> **WHAT YOU HAVE TO DO**: Copy out lines with the word "this" from the material that follows.

───── SUPPLIED DATA

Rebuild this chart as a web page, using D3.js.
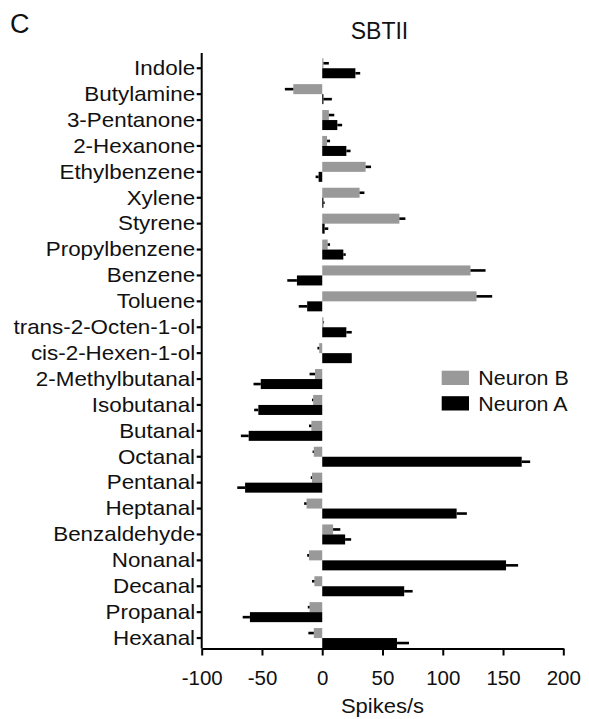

──────────
───── SUPPLIED DATA

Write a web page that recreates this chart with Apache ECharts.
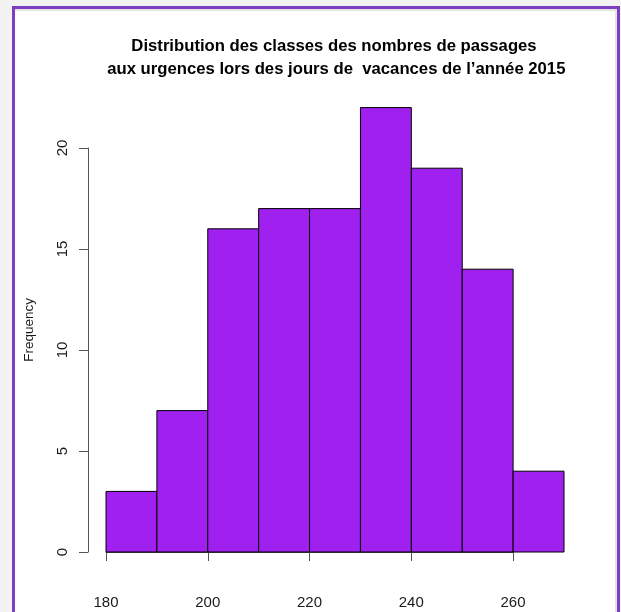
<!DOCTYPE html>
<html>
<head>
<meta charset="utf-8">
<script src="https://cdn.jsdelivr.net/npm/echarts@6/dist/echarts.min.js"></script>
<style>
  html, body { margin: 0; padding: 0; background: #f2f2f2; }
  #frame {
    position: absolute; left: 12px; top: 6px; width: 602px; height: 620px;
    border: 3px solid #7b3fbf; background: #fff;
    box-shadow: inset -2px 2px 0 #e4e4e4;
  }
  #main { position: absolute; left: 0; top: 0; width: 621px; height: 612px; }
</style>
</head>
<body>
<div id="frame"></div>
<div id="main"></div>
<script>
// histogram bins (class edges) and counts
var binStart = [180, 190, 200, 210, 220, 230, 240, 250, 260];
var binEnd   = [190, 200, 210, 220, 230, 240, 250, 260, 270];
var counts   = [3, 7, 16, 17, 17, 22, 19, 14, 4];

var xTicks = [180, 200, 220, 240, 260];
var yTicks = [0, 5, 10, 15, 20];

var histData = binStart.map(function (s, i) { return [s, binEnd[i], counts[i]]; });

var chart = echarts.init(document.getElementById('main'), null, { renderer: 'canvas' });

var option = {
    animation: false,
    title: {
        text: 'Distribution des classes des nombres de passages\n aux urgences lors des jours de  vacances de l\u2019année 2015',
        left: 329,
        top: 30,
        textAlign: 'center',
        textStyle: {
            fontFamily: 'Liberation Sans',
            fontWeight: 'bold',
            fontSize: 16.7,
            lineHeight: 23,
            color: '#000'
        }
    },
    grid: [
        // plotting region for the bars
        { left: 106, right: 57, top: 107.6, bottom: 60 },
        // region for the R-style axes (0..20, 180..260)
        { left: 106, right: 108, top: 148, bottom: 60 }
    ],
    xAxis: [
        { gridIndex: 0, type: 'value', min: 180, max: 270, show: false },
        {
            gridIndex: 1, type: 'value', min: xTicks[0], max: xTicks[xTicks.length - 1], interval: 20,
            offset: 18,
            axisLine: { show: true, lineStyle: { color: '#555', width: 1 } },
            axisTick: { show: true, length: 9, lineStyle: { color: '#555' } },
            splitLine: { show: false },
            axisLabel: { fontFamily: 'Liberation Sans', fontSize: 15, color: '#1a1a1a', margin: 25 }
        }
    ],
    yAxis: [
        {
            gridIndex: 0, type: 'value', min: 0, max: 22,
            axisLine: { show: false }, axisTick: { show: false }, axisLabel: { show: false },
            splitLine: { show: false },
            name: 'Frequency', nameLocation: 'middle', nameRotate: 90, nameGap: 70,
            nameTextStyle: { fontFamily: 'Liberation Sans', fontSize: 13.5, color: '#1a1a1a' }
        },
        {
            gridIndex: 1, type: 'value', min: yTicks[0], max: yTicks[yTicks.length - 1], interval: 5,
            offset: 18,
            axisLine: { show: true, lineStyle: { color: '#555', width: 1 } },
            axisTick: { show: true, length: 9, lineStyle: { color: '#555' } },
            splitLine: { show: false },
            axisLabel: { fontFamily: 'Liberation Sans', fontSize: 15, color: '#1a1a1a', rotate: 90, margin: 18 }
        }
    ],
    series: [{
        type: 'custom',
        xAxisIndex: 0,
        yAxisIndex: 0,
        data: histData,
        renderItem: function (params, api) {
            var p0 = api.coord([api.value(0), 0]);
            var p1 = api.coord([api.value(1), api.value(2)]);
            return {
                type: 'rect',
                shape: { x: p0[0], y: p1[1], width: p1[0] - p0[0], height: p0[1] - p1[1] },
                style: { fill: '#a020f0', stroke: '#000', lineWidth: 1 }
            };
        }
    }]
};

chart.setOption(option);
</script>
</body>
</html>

──────────

> **OUTPUT**:
Rebuild this chart as a web page, using D3.js.
Write a web page that recreates this chart with Apache ECharts.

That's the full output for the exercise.